Models Behaving Badly
Ed's critique of retirement calculators is actually a general critique of quantitative analysis, particularly when it is misused to the detriment of clients:
Modern Portfolio Theory, Mean Variance Optimization, and Monte Carlo are all the same. Whether it's expected returns, historical returns, volatility or correlations, they are all based on historical views and forecasts of future reactions. Academics for decades have ridiculed tactical asset allocation and market timing as nothing more than wild guesses as to what markets will do, and which are unreliable at best. But at the end of the day, what is MPT, MVO and Monte Carlo? Wild guesses based on precise mathematical calculations out to four insignificant decimal places.

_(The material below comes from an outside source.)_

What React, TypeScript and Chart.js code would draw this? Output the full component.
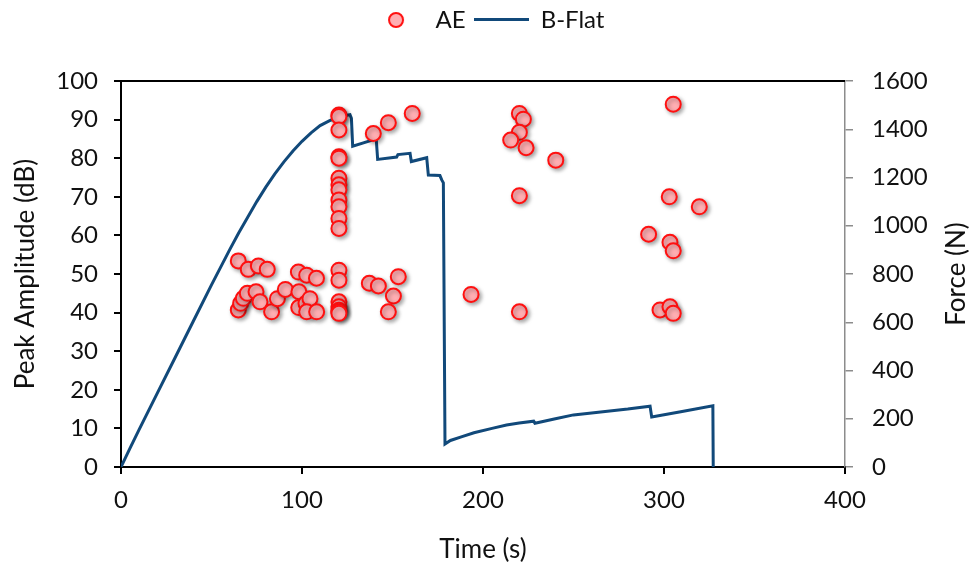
import React, { useEffect, useRef } from 'react';
import { Chart, registerables } from 'chart.js';

Chart.register(...registerables);

// ---- Data ----
const aeTime = [
  64.8, 70.3, 75.9, 80.8, 98.0, 102.6, 108.0,
  64.8, 66.1, 67.6, 69.8, 74.6, 76.8, 83.2, 86.4, 90.8, 98.3, 98.2, 102.2, 104.4, 102.6, 108.1,
  120.4, 120.4, 120.4, 120.4, 120.4, 120.4, 120.4, 120.4, 120.4, 120.4, 120.4, 120.4, 120.4, 120.4, 120.4, 120.4, 120.4, 120.4, 120.4,
  139.4, 147.7, 160.9, 137.2, 142.2, 153.2, 150.5, 147.7,
  193.4, 220.1, 222.3, 220.1, 215.3, 223.8, 240.2, 220.1, 220.1,
  305.1, 302.9, 319.5, 291.5, 303.3, 305.1, 297.8, 303.3, 305.1,
];
const aeAmp = [
  53.4, 51.2, 52.1, 51.2, 50.5, 49.7, 48.9,
  40.7, 42.4, 43.7, 45.0, 45.4, 42.8, 40.2, 43.6, 46.0, 45.4, 41.3, 42.4, 43.6, 40.2, 40.2,
  91.2, 90.8, 87.3, 80.4, 80.0, 74.8, 73.1, 71.8, 69.2, 67.4, 64.4, 61.8, 51.0, 48.4, 42.8, 41.5, 40.6, 40.2, 39.8,
  86.4, 89.2, 91.6, 47.6, 46.9, 49.3, 44.3, 40.2,
  44.7, 91.6, 90.1, 86.7, 84.7, 82.7, 79.5, 70.3, 40.2,
  94.0, 70.0, 67.4, 60.3, 58.2, 56.0, 40.7, 41.5, 39.8,
];

const forceTime = [
  0, 5, 10, 20, 30, 40, 50, 60, 65, 70, 75, 80, 85, 90, 95, 100, 105, 110, 115, 120, 124, 126.5,
  127.3, 128.0, 141.0, 141.8, 152.3, 153.0, 159.7, 160.4, 168.9, 169.8, 176.2, 177.2, 178.1,
  179.0, 182, 188, 195, 205, 213, 220, 228.0, 228.7, 240, 250, 265, 280, 292.3, 293.2, 310, 327.0, 327.2,
];
const forceN = [
  0, 78, 155, 305, 455, 605, 755, 900, 970, 1035, 1100, 1160, 1215, 1265, 1310, 1350, 1385, 1415, 1435, 1450, 1457, 1460,
  1445, 1330, 1360, 1275, 1285, 1295, 1300, 1266, 1282, 1210, 1208, 1190, 1178,
  95, 110, 125, 142, 160, 174, 182, 190, 181, 200, 216, 228, 240, 252, 207, 230, 254, 0,
];

const timeTicks = [0, 100, 200, 300, 400];
const ampTicks = [0, 10, 20, 30, 40, 50, 60, 70, 80, 90, 100];
const forceTicks = [0, 200, 400, 600, 800, 1000, 1200, 1400, 1600];

const seriesNames = ['AE', 'B-Flat'];
const axisTitles = { x: 'Time (s)', y: 'Peak Amplitude (dB)', y2: 'Force (N)' };

// ---- Styles ----
const FONT = 'Lato';
const TEXT = '#111111';
const LINE_COLOR = '#11497a';
const PT_FILL = '#ffaeb2';
const PT_BORDER = '#ff1010';

function makeCircleIcon() {
  const c = document.createElement('canvas');
  c.width = 18; c.height = 18;
  const g = c.getContext('2d')!;
  g.beginPath();
  g.arc(9, 9, 7, 0, Math.PI * 2);
  g.fillStyle = PT_FILL;
  g.fill();
  g.lineWidth = 2;
  g.strokeStyle = PT_BORDER;
  g.stroke();
  return c;
}
function makeLineIcon() {
  const c = document.createElement('canvas');
  c.width = 55; c.height = 4;
  const g = c.getContext('2d')!;
  g.fillStyle = LINE_COLOR;
  g.fillRect(0, 0, 55, 3);
  return c;
}

export default function App() {
  const ref = useRef<HTMLCanvasElement>(null);

  useEffect(() => {
    const circleIcon = makeCircleIcon();
    const lineIcon = makeLineIcon();

    const framePlugin = {
      id: 'frame',
      beforeLayout(chart: any) {
        const lg = chart.legend;
        if (lg && !lg.__patched) {
          const orig = lg.fit.bind(lg);
          lg.fit = () => { orig(); lg.height = 81; };
          lg.__patched = true;
        }
      },
      beforeDatasetDraw(chart: any, args: any) {
        if (args.index === 0) {
          const ctx = chart.ctx;
          ctx.save();
          ctx.shadowColor = 'rgba(0,0,0,0.35)';
          ctx.shadowBlur = 4;
          ctx.shadowOffsetX = 2;
          ctx.shadowOffsetY = 2;
        }
      },
      afterDatasetDraw(chart: any, args: any) {
        if (args.index === 0) chart.ctx.restore();
      },
      afterDraw(chart: any) {
        const { ctx, chartArea } = chart;
        ctx.save();
        ctx.strokeStyle = '#000';
        ctx.lineWidth = 2;
        ctx.beginPath();
        ctx.moveTo(chartArea.left - 1, chartArea.top);
        ctx.lineTo(chartArea.right, chartArea.top);
        ctx.stroke();
        // right axis title, reading bottom-to-top
        ctx.translate(957, (chartArea.top + chartArea.bottom) / 2);
        ctx.rotate(-Math.PI / 2);
        ctx.font = `26px ${FONT}`;
        ctx.fillStyle = TEXT;
        ctx.textAlign = 'center';
        ctx.textBaseline = 'middle';
        ctx.fillText(axisTitles.y2, 0, 0);
        ctx.restore();
      },
    };

    const chart = new Chart(ref.current!, {
      type: 'scatter',
      data: {
        datasets: [
          {
            type: 'scatter',
            label: seriesNames[0],
            data: aeTime.map((t, i) => ({ x: t, y: aeAmp[i] })),
            yAxisID: 'y',
            pointRadius: 7.5,
            pointHoverRadius: 7.5,
            pointStyle: 'circle',
            backgroundColor: PT_FILL,
            borderColor: PT_BORDER,
            borderWidth: 2,
          } as any,
          {
            type: 'line',
            label: seriesNames[1],
            data: forceTime.map((t, i) => ({ x: t, y: forceN[i] })),
            yAxisID: 'y2',
            borderColor: LINE_COLOR,
            backgroundColor: LINE_COLOR,
            borderWidth: 3,
            pointRadius: 0,
            pointHoverRadius: 0,
            tension: 0,
            fill: false,
            showLine: true,
          } as any,
        ],
      },
      options: {
        responsive: false,
        animation: false,
        devicePixelRatio: 1,
        layout: { padding: 0 },
        plugins: {
          tooltip: { enabled: false },
          legend: {
            display: true,
            position: 'top',
            labels: {
              usePointStyle: true,
              pointStyleWidth: 55,
              boxHeight: 10,
              padding: 8,
              color: TEXT,
              font: { family: FONT, size: 24 },
              generateLabels: (ch: any) =>
                ch.data.datasets.map((ds: any, i: number) => ({
                  text: ds.label,
                  datasetIndex: i,
                  pointStyle: i === 0 ? circleIcon : lineIcon,
                  fillStyle: ds.backgroundColor,
                  strokeStyle: ds.borderColor,
                  lineWidth: 0,
                  hidden: false,
                  fontColor: TEXT,
                })),
            },
          },
        },
        scales: {
          x: {
            type: 'linear',
            position: 'bottom',
            min: 0,
            max: 400,
            afterBuildTicks: (s: any) => { s.ticks = timeTicks.map((v) => ({ value: v })); },
            afterFit: (s: any) => { s.height = 100; },
            grid: { drawOnChartArea: false, drawTicks: true, tickLength: 7, color: '#000', lineWidth: 2 },
            border: { display: true, color: '#000', width: 2 },
            ticks: { color: TEXT, padding: 12, font: { family: FONT, size: 24 }, callback: (v: any) => String(v), maxRotation: 0 },
            title: { display: true, text: axisTitles.x, color: TEXT, font: { family: FONT, size: 26 }, padding: { top: 0, bottom: 2 } },
          },
          y: {
            type: 'linear',
            position: 'left',
            min: 0,
            max: 100,
            afterBuildTicks: (s: any) => { s.ticks = ampTicks.map((v) => ({ value: v })); },
            afterFit: (s: any) => { s.width = 121; },
            grid: { drawOnChartArea: false, drawTicks: true, tickLength: 7, color: '#000', lineWidth: 2 },
            border: { display: true, color: '#000', width: 2 },
            ticks: { color: TEXT, padding: 16, font: { family: FONT, size: 24 }, callback: (v: any) => String(v) },
            title: { display: true, text: axisTitles.y, color: TEXT, font: { family: FONT, size: 26 }, padding: { top: 10, bottom: 0 } },
          },
          y2: {
            type: 'linear',
            position: 'right',
            min: 0,
            max: 1600,
            afterBuildTicks: (s: any) => { s.ticks = forceTicks.map((v) => ({ value: v })); },
            afterFit: (s: any) => { s.width = 128; },
            grid: { drawOnChartArea: false, drawTicks: true, tickLength: 8, color: '#8c8c8c', lineWidth: 1.5 },
            border: { display: true, color: '#8c8c8c', width: 1.5 },
            ticks: { color: TEXT, padding: 19, font: { family: FONT, size: 24 }, callback: (v: any) => String(v) },
            title: { display: false },
          },
        },
      } as any,
      plugins: [framePlugin],
    });

    return () => chart.destroy();
  }, []);

  return (
    <div style={{ position: 'fixed', left: 0, top: 0, width: 973, height: 567, background: '#fff' }}>
      <canvas ref={ref} width={973} height={567} style={{ display: 'block', width: 973, height: 567 }} />
    </div>
  );
}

Ed is actually critiquing something much broader than retirement calculators. He is criticizing the false sense of precision that sometimes emerges from quantitative finance. Warren Buffett also has a disdain for complex math, and this article collects his quotes on the topic. It also reminds me of Models Behaving Badly, which is subtitled "Why Confusing Illusion with Reality Can Lead to Disaster, on Wall Street and in Life." This book explains why mathematical models can never truly capture human behavior, and why a heavy reliance on models can be so dangerous.
The Portfolio Manager as Fiduciary
More fundamentally, Ed is raising philosophical issues about the fiduciary role of a portfolio manager. As fiduciaries, it is our responsibility to preserve client wealth and purchasing power in the face of uncertainty. We can't escape our responsibility by using retirement calculators as a substitute for sound judgment. We can't pass the buck and tell our clients: "Sorry, the model failed and your portfolio crashed. Your retirement will feature cat food, not caviar."

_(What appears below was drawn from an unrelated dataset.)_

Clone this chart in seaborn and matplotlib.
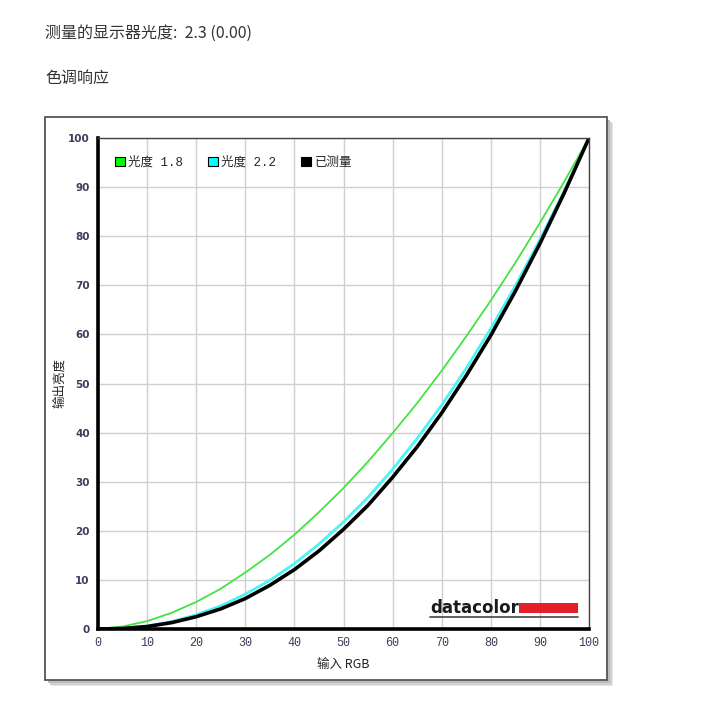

Links to 21 Retirement Calculators
With that caveat in mind, I asked Alan Johnson for his opinion. Alan is the founder of Johnson Harper, LLC, a registered investment advisor in NJ, and a contributor to Seeking Alpha.
Alan has spent a lot of time comparing different tools on the web, and his handy reference article compares 21 different retirement calculators. The post has links to each retirement tool, and he notes whether each is a calculator or a simulator (which allows the user to adjust historic returns and volatility).
Closing Thoughts About Use vs. Misuse
Alan and I tend to think alike about retirement calculators. Calculators are necessary tools, because you have to make some kind of estimate to create a financial plan for clients. These estimates may spur people to save more, to think about long-term goals, frame, and to focus on the aspects of retirement that they can control (such as their retirement age and spending habits. So in this sense, retirement calculators have a useful role.
But these financial estimates of the distant future are very sensitive to the inputs, so the outputs should be considered guesstimates. Consequently, I do not like the commercial from ING that has people walking around with their "number". To me, this implies that investors can achieve financial peace of mind by finding a number that precisely quantifies their retirement needs. This is a misuse of retirement calculators.
Then again, if an investor genuinely expects to achieve security in life through a number, they probably need a reminder that retirement planning is merely a means to an end. As Philip Fisher said:
"The stock market is filled with individuals who know the price of everything and the value of nothing."
Disclosure: I am long IAU, SCHH, AMJ, VQT. I wrote this article myself, and it expresses my own opinions. I am not receiving compensation for it. I have no business relationship with any company whose stock is mentioned in this article.